Serves: 4 | Cooking time: 30 mins | Difficulty: Easy
Nothing beats chicken tacos for feeding a crowd! Many people don't know that Mexican tacos actually evolved from Middle Eastern shawarma, thanks to Lebanese immigrants who relocated to Mexico in the 60s. Our Baharat spice blend, also known as Lebanese-7-spice, is just perfect for grilled chicken. It's warm, savoury and aromatic without being hot. And will lend these tacos a delicious authentic flavour.

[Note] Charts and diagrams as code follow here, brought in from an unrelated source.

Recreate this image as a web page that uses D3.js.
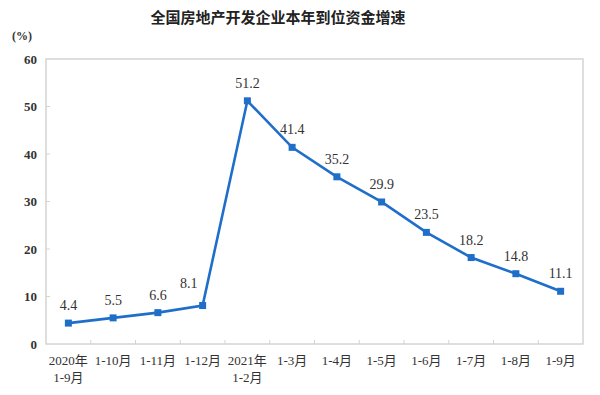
<!DOCTYPE html>
<html>
<head>
<meta charset="utf-8">
<script src="https://cdn.jsdelivr.net/npm/d3@7"></script>
<style>
  body { margin: 0; background: #fff; }
  svg { display: block; }
</style>
</head>
<body>
<svg id="chart" width="600" height="395"></svg>
<script>
// Data
const categories = ["2020年\n1-9月", "1-10月", "1-11月", "1-12月", "2021年\n1-2月", "1-3月",
                    "1-4月", "1-5月", "1-6月", "1-7月", "1-8月", "1-9月"]
const values = [4.4, 5.5, 6.6, 8.1, 51.2, 41.4, 35.2, 29.9, 23.5, 18.2, 14.8, 11.1]
const yTicks = [0, 10, 20, 30, 40, 50, 60]

const svg = d3.select("#chart")
const margin = { top: 59, right: 17, bottom: 51, left: 46 }
const width = 600 - margin.left - margin.right,
      height = 395 - margin.top - margin.bottom

const serif = "'Liberation Serif', 'Noto Sans CJK SC', serif"
const textColor = "#333"
const lineColor = "#1f6fca"
const frameColor = "#d4d4d4"

// title
svg.append("text")
    .attr("x", 278)
    .attr("y", 23)
    .attr("text-anchor", "middle")
    .attr("font-family", "'Noto Sans CJK SC', sans-serif")
    .attr("font-weight", "bold")
    .attr("font-size", 15)
    .attr("fill", "#222")
    .text("全国房地产开发企业本年到位资金增速")

svg.append("text")
    .attr("x", 22)
    .attr("y", 40)
    .attr("text-anchor", "middle")
    .attr("font-family", serif)
    .attr("font-weight", "bold")
    .attr("font-size", 12)
    .attr("fill", textColor)
    .text("(%)")

const g = svg.append("g").attr("transform", `translate(${margin.left},${margin.top})`)

const x = d3.scaleBand().domain(categories).range([0, width])
const y = d3.scaleLinear().domain([0, 60]).range([height, 0])

// frame
g.append("rect")
    .attr("width", width)
    .attr("height", height)
    .attr("fill", "none")
    .attr("stroke", frameColor)
    .attr("stroke-width", 1.5)

// x ticks at category boundaries, pointing up
g.selectAll(".xtick")
  .data(categories.slice(1))
  .enter().append("line")
    .attr("x1", d => x(d))
    .attr("x2", d => x(d))
    .attr("y1", height)
    .attr("y2", height - 4)
    .attr("stroke", frameColor)

// y ticks pointing inward
g.selectAll(".ytick")
  .data(yTicks.slice(1, -1))
  .enter().append("line")
    .attr("x1", 0)
    .attr("x2", 4)
    .attr("y1", d => y(d))
    .attr("y2", d => y(d))
    .attr("stroke", frameColor)

// y tick labels
g.selectAll(".ylabel")
  .data(yTicks)
  .enter().append("text")
    .attr("x", -9)
    .attr("y", d => y(d))
    .attr("dy", "0.35em")
    .attr("text-anchor", "end")
    .attr("font-family", serif)
    .attr("font-weight", "bold")
    .attr("font-size", 13)
    .attr("fill", textColor)
    .text(d => d)

// x labels
const xl = g.selectAll(".xlabel")
  .data(categories)
  .enter().append("text")
    .attr("x", d => x(d) + x.bandwidth() / 2)
    .attr("y", height + 21)
    .attr("text-anchor", "middle")
    .attr("font-family", serif)
    .attr("font-size", 13)
    .attr("fill", textColor)

xl.selectAll("tspan")
  .data(d => d.split("\n"))
  .enter().append("tspan")
    .attr("x", function() { return d3.select(this.parentNode).attr("x") })
    .attr("dy", (d, i) => i === 0 ? 0 : 17)
    .text(d => d)

const pts = categories.map((c, i) => ({ c: c, v: values[i], i: i }))

// line
g.append("path")
    .datum(pts)
    .attr("fill", "none")
    .attr("stroke", lineColor)
    .attr("stroke-width", 2.6)
    .attr("d", d3.line().x(d => x(d.c) + x.bandwidth() / 2).y(d => y(d.v)))

// markers
g.selectAll(".marker")
  .data(pts)
  .enter().append("rect")
    .attr("x", d => x(d.c) + x.bandwidth() / 2 - 3.5)
    .attr("y", d => y(d.v) - 3.5)
    .attr("width", 7)
    .attr("height", 7)
    .attr("fill", lineColor)

// value labels (the point before the jump is pushed left so it clears the line)
const beforeJump = d => d.i < values.length - 1 && values[d.i + 1] - d.v > 20

g.selectAll(".vlabel")
  .data(pts)
  .enter().append("text")
    .attr("x", d => x(d.c) + x.bandwidth() / 2 - (beforeJump(d) ? 14 : 0))
    .attr("y", d => y(d.v) - (beforeJump(d) ? 18 : 13))
    .attr("text-anchor", "middle")
    .attr("font-family", serif)
    .attr("font-size", 14)
    .attr("fill", textColor)
    .text(d => d.v)
</script>
</body>
</html>
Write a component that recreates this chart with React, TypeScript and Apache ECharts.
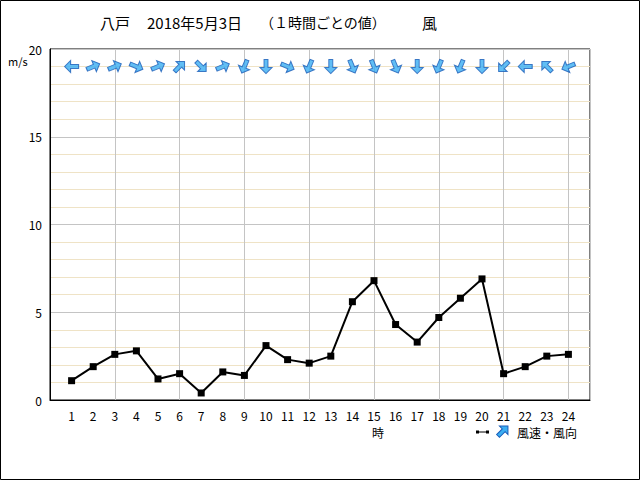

- Baharat spice blend, 2 tsp
- Olive oil
- 450g chicken breast (skinless)
For the salsa
- 4 medium tomatoes, finely chopped
- 1 red capsicum. finely chopped
- 1 red onion, finely chopped
- 20g fresh parsley or coriander, coarsely chopped
- Olive oil
- juice of 1/2 lime
- 1 small red chilli, deseeded & finely chopped (optional)
- Sea salt + Black pepper
- Middle Eastern flat breads (or tortillas)
- Tahini sauce
- In a mixing bowl, mix the Baharat with 2 tbsp olive oil and season with sea salt and plenty of black pepper. Mix to form a paste and marinade the chicken for 30 mins (although, if in a hurry, 15 mins will do).
- Pre-heat the oven grill (or bbq) on high heat and grill the chicken breasts for around 10 mins on each side or until lightly charred on the outside and cooked through. Remove from grill and place on a chopping board. Slice width-ways into approximately 1cm pieces
- While the chicken is cooking make the salsa by mixing the lime juice, parsley (or coriander), tomatoes, capsicum, onion and red chilli (if using) plus around 2 tbsp olive oil. Mix well and season with salt and pepper to taste.
- To serve, spoon some salsa on the flat breads, place a few chicken slices on top and add a generous drizzle of tahini sauce and a lime wedge.